* Begin *

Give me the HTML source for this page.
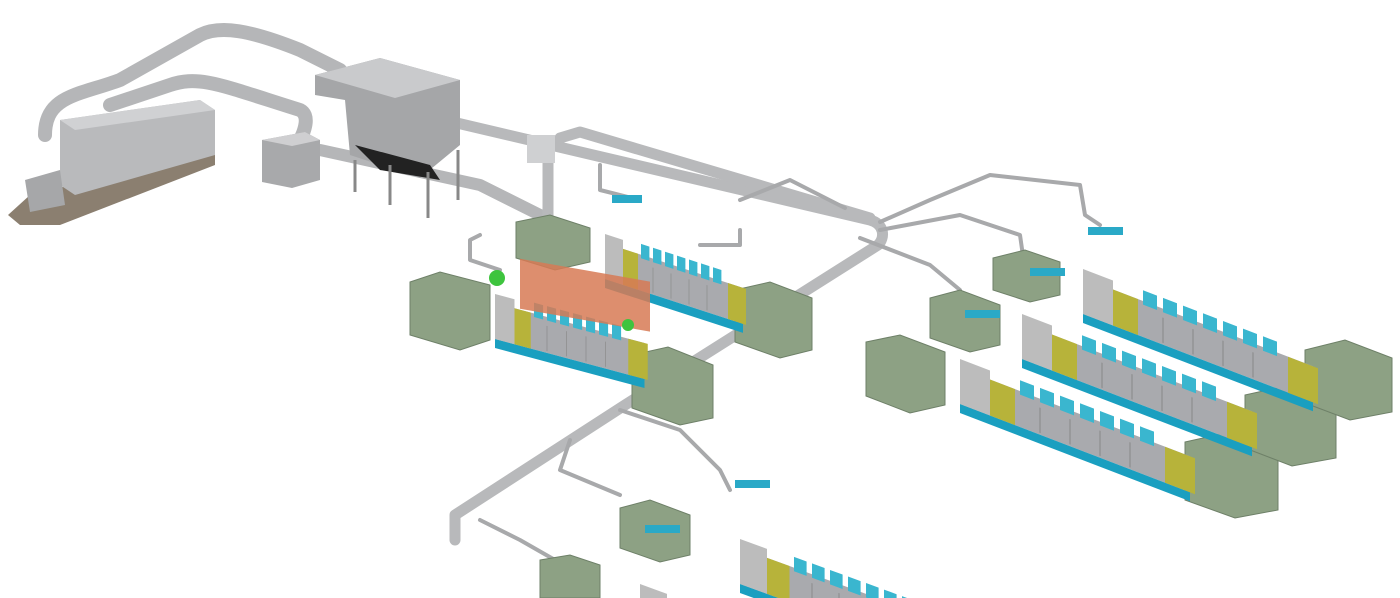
<!DOCTYPE html>
<html><head><meta charset="utf-8"><style>
html,body{margin:0;padding:0;background:#fff;width:1400px;height:598px;overflow:hidden}
svg{display:block}
</style></head><body>
<svg width="1400" height="598" viewBox="0 0 1400 598" xmlns="http://www.w3.org/2000/svg" style="overflow:hidden">
<defs>
<g id="row">
  <polygon points="0,20 230,20 230,60 0,60" fill="#a9aaae"/>
  <polygon points="0,60 230,60 230,70 0,70" fill="#1a9fc0"/>
  <polygon points="0,10 30,10 30,60 0,60" fill="#bcbcbc"/>
  <polygon points="30,20 55,20 55,60 30,60" fill="#b7b33a"/>
  <polygon points="205,20 235,20 235,60 205,60" fill="#b7b33a"/>
  <g fill="#3ab6cf">
    <rect x="60" y="8" width="14" height="16"/><rect x="80" y="8" width="14" height="16"/>
    <rect x="100" y="8" width="14" height="16"/><rect x="120" y="8" width="14" height="16"/>
    <rect x="140" y="8" width="14" height="16"/><rect x="160" y="8" width="14" height="16"/>
    <rect x="180" y="8" width="14" height="16"/>
  </g>
  <g stroke="#888" stroke-width="1"><line x1="80" y1="30" x2="80" y2="58"/><line x1="110" y1="30" x2="110" y2="58"/><line x1="140" y1="30" x2="140" y2="58"/><line x1="170" y1="30" x2="170" y2="58"/></g>
</g>
</defs>
<g fill="none" stroke-linecap="round" stroke-linejoin="round">
  <path d="M45,135 C45,95 80,95 120,80 L200,35 C220,25 250,30 300,50 L340,70" stroke="#b5b6b8" stroke-width="14"/>
  <path d="M110,105 L170,85 C200,75 220,85 300,110 C310,115 305,130 300,140" stroke="#b5b6b8" stroke-width="14"/>
  <path d="M410,112 L870,220 C885,224 885,238 878,245 L625,405 L455,515 L455,540" stroke="#b8b9bb" stroke-width="11"/>
  <path d="M320,150 L480,185 L540,215" stroke="#b5b6b8" stroke-width="12"/>
  <path d="M560,138 L580,132 L870,218" stroke="#b8b9bb" stroke-width="11"/>
  <path d="M548,145 L548,215" stroke="#b8b9bb" stroke-width="11"/>
  <g stroke="#a8a9ab" stroke-width="4">
    <path d="M880,222 L930,200 L990,175 L1080,185 L1085,215 L1100,225"/>
    <path d="M880,230 L960,215 L1020,235 L1025,270"/>
    <path d="M860,238 L930,265 L960,290 L965,320"/>
    <path d="M740,200 L790,180 L845,208"/>
    <path d="M600,165 L600,190 L640,200"/>
    <path d="M480,235 L470,240 L470,260 L500,270"/>
    <path d="M620,410 L680,430 L720,470 L730,490"/>
    <path d="M570,440 L560,470 L620,495"/>
    <path d="M480,520 L520,540 L555,560 L560,598"/>
    <path d="M740,230 L740,245 L700,245"/>
  </g>
</g>
<polygon points="8,215 30,195 215,150 215,165 60,225 20,225" fill="#8b7f70"/>
<polygon points="60,120 200,100 215,110 215,155 75,195 60,185" fill="#b9babc"/>
<polygon points="60,120 200,100 215,110 75,130" fill="#d0d1d3"/>
<polygon points="25,180 60,170 65,205 30,212" fill="#a6a7a9"/>
<polygon points="262,140 305,132 320,140 320,180 292,188 262,182" fill="#a8a9ab"/>
<polygon points="262,140 305,132 320,140 292,146" fill="#cfcfd1"/>
<polygon points="315,75 380,58 460,80 460,145 420,178 350,155 345,100 315,95" fill="#a5a6a8"/>
<polygon points="315,75 380,58 460,80 395,98" fill="#c9cacc"/>
<polygon points="355,145 430,165 440,180 380,170" fill="#222"/>
<g stroke="#888" stroke-width="3"><line x1="355" y1="160" x2="355" y2="192"/><line x1="390" y1="165" x2="390" y2="205"/><line x1="428" y1="172" x2="428" y2="218"/><line x1="458" y1="150" x2="458" y2="200"/></g>
<rect x="527" y="135" width="28" height="28" fill="#cfd0d2"/>
<g fill="#8da184" stroke="#6e8068" stroke-width="1">
  <polygon points="410,282 440,272 490,285 490,340 460,350 410,335"/>
  <polygon points="516,222 550,215 590,228 590,262 555,270 516,258"/>
  <polygon points="735,290 770,282 812,298 812,350 780,358 735,342"/>
  <polygon points="632,355 668,347 713,365 713,418 680,425 632,408"/>
  <polygon points="866,342 900,335 945,352 945,405 910,413 866,396"/>
  <polygon points="930,298 960,290 1000,305 1000,345 970,352 930,338"/>
  <polygon points="993,258 1025,250 1060,262 1060,295 1030,302 993,290"/>
  <polygon points="1185,442 1230,432 1278,450 1278,510 1235,518 1185,500"/>
  <polygon points="1245,395 1290,385 1336,402 1336,458 1292,466 1245,448"/>
  <polygon points="1305,350 1345,340 1392,358 1392,412 1350,420 1305,403"/>
  <polygon points="620,508 650,500 690,515 690,555 660,562 620,548"/>
  <polygon points="540,560 570,555 600,565 600,598 540,598"/>
</g>
<use href="#row" transform="translate(495,285) skewY(15) scale(0.65,0.9)"/>
<use href="#row" transform="translate(605,225) skewY(18) scale(0.6,0.9)"/>
<rect x="520" y="262" width="130" height="50" fill="#d77a55" opacity="0.85" transform="skewY(10) translate(0,-95)"/>
<use href="#row" transform="translate(960,350) skewY(21) scale(1.0,0.9)"/>
<use href="#row" transform="translate(1022,305) skewY(21) scale(1.0,0.9)"/>
<use href="#row" transform="translate(1083,260) skewY(21) scale(1.0,0.9)"/>
<use href="#row" transform="translate(740,530) skewY(20) scale(0.9,0.9)"/>
<use href="#row" transform="translate(640,575) skewY(20) scale(0.9,0.9)"/>
<g fill="#2aa9c7">
  <rect x="612" y="195" width="30" height="8"/><rect x="1088" y="227" width="35" height="8"/>
  <rect x="965" y="310" width="35" height="8"/><rect x="1030" y="268" width="35" height="8"/>
  <rect x="735" y="480" width="35" height="8"/><rect x="645" y="525" width="35" height="8"/>
</g>
<circle cx="497" cy="278" r="8" fill="#3ec43e"/>
<circle cx="628" cy="325" r="6" fill="#3ec43e"/>
</svg>
</body></html>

* End *

> [Given task]: Copy the whole of the material above exactly, but not its images.

> [The completed task]:
Give me the HTML source for this page.
<!DOCTYPE html>
<html><head><meta charset="utf-8"><style>
html,body{margin:0;padding:0;background:#fff;width:1400px;height:598px;overflow:hidden}
svg{display:block}
</style></head><body>
<svg width="1400" height="598" viewBox="0 0 1400 598" xmlns="http://www.w3.org/2000/svg" style="overflow:hidden">
<defs>
<g id="row">
  <polygon points="0,20 230,20 230,60 0,60" fill="#a9aaae"/>
  <polygon points="0,60 230,60 230,70 0,70" fill="#1a9fc0"/>
  <polygon points="0,10 30,10 30,60 0,60" fill="#bcbcbc"/>
  <polygon points="30,20 55,20 55,60 30,60" fill="#b7b33a"/>
  <polygon points="205,20 235,20 235,60 205,60" fill="#b7b33a"/>
  <g fill="#3ab6cf">
    <rect x="60" y="8" width="14" height="16"/><rect x="80" y="8" width="14" height="16"/>
    <rect x="100" y="8" width="14" height="16"/><rect x="120" y="8" width="14" height="16"/>
    <rect x="140" y="8" width="14" height="16"/><rect x="160" y="8" width="14" height="16"/>
    <rect x="180" y="8" width="14" height="16"/>
  </g>
  <g stroke="#888" stroke-width="1"><line x1="80" y1="30" x2="80" y2="58"/><line x1="110" y1="30" x2="110" y2="58"/><line x1="140" y1="30" x2="140" y2="58"/><line x1="170" y1="30" x2="170" y2="58"/></g>
</g>
</defs>
<g fill="none" stroke-linecap="round" stroke-linejoin="round">
  <path d="M45,135 C45,95 80,95 120,80 L200,35 C220,25 250,30 300,50 L340,70" stroke="#b5b6b8" stroke-width="14"/>
  <path d="M110,105 L170,85 C200,75 220,85 300,110 C310,115 305,130 300,140" stroke="#b5b6b8" stroke-width="14"/>
  <path d="M410,112 L870,220 C885,224 885,238 878,245 L625,405 L455,515 L455,540" stroke="#b8b9bb" stroke-width="11"/>
  <path d="M320,150 L480,185 L540,215" stroke="#b5b6b8" stroke-width="12"/>
  <path d="M560,138 L580,132 L870,218" stroke="#b8b9bb" stroke-width="11"/>
  <path d="M548,145 L548,215" stroke="#b8b9bb" stroke-width="11"/>
  <g stroke="#a8a9ab" stroke-width="4">
    <path d="M880,222 L930,200 L990,175 L1080,185 L1085,215 L1100,225"/>
    <path d="M880,230 L960,215 L1020,235 L1025,270"/>
    <path d="M860,238 L930,265 L960,290 L965,320"/>
    <path d="M740,200 L790,180 L845,208"/>
    <path d="M600,165 L600,190 L640,200"/>
    <path d="M480,235 L470,240 L470,260 L500,270"/>
    <path d="M620,410 L680,430 L720,470 L730,490"/>
    <path d="M570,440 L560,470 L620,495"/>
    <path d="M480,520 L520,540 L555,560 L560,598"/>
    <path d="M740,230 L740,245 L700,245"/>
  </g>
</g>
<polygon points="8,215 30,195 215,150 215,165 60,225 20,225" fill="#8b7f70"/>
<polygon points="60,120 200,100 215,110 215,155 75,195 60,185" fill="#b9babc"/>
<polygon points="60,120 200,100 215,110 75,130" fill="#d0d1d3"/>
<polygon points="25,180 60,170 65,205 30,212" fill="#a6a7a9"/>
<polygon points="262,140 305,132 320,140 320,180 292,188 262,182" fill="#a8a9ab"/>
<polygon points="262,140 305,132 320,140 292,146" fill="#cfcfd1"/>
<polygon points="315,75 380,58 460,80 460,145 420,178 350,155 345,100 315,95" fill="#a5a6a8"/>
<polygon points="315,75 380,58 460,80 395,98" fill="#c9cacc"/>
<polygon points="355,145 430,165 440,180 380,170" fill="#222"/>
<g stroke="#888" stroke-width="3"><line x1="355" y1="160" x2="355" y2="192"/><line x1="390" y1="165" x2="390" y2="205"/><line x1="428" y1="172" x2="428" y2="218"/><line x1="458" y1="150" x2="458" y2="200"/></g>
<rect x="527" y="135" width="28" height="28" fill="#cfd0d2"/>
<g fill="#8da184" stroke="#6e8068" stroke-width="1">
  <polygon points="410,282 440,272 490,285 490,340 460,350 410,335"/>
  <polygon points="516,222 550,215 590,228 590,262 555,270 516,258"/>
  <polygon points="735,290 770,282 812,298 812,350 780,358 735,342"/>
  <polygon points="632,355 668,347 713,365 713,418 680,425 632,408"/>
  <polygon points="866,342 900,335 945,352 945,405 910,413 866,396"/>
  <polygon points="930,298 960,290 1000,305 1000,345 970,352 930,338"/>
  <polygon points="993,258 1025,250 1060,262 1060,295 1030,302 993,290"/>
  <polygon points="1185,442 1230,432 1278,450 1278,510 1235,518 1185,500"/>
  <polygon points="1245,395 1290,385 1336,402 1336,458 1292,466 1245,448"/>
  <polygon points="1305,350 1345,340 1392,358 1392,412 1350,420 1305,403"/>
  <polygon points="620,508 650,500 690,515 690,555 660,562 620,548"/>
  <polygon points="540,560 570,555 600,565 600,598 540,598"/>
</g>
<use href="#row" transform="translate(495,285) skewY(15) scale(0.65,0.9)"/>
<use href="#row" transform="translate(605,225) skewY(18) scale(0.6,0.9)"/>
<rect x="520" y="262" width="130" height="50" fill="#d77a55" opacity="0.85" transform="skewY(10) translate(0,-95)"/>
<use href="#row" transform="translate(960,350) skewY(21) scale(1.0,0.9)"/>
<use href="#row" transform="translate(1022,305) skewY(21) scale(1.0,0.9)"/>
<use href="#row" transform="translate(1083,260) skewY(21) scale(1.0,0.9)"/>
<use href="#row" transform="translate(740,530) skewY(20) scale(0.9,0.9)"/>
<use href="#row" transform="translate(640,575) skewY(20) scale(0.9,0.9)"/>
<g fill="#2aa9c7">
  <rect x="612" y="195" width="30" height="8"/><rect x="1088" y="227" width="35" height="8"/>
  <rect x="965" y="310" width="35" height="8"/><rect x="1030" y="268" width="35" height="8"/>
  <rect x="735" y="480" width="35" height="8"/><rect x="645" y="525" width="35" height="8"/>
</g>
<circle cx="497" cy="278" r="8" fill="#3ec43e"/>
<circle cx="628" cy="325" r="6" fill="#3ec43e"/>
</svg>
</body></html>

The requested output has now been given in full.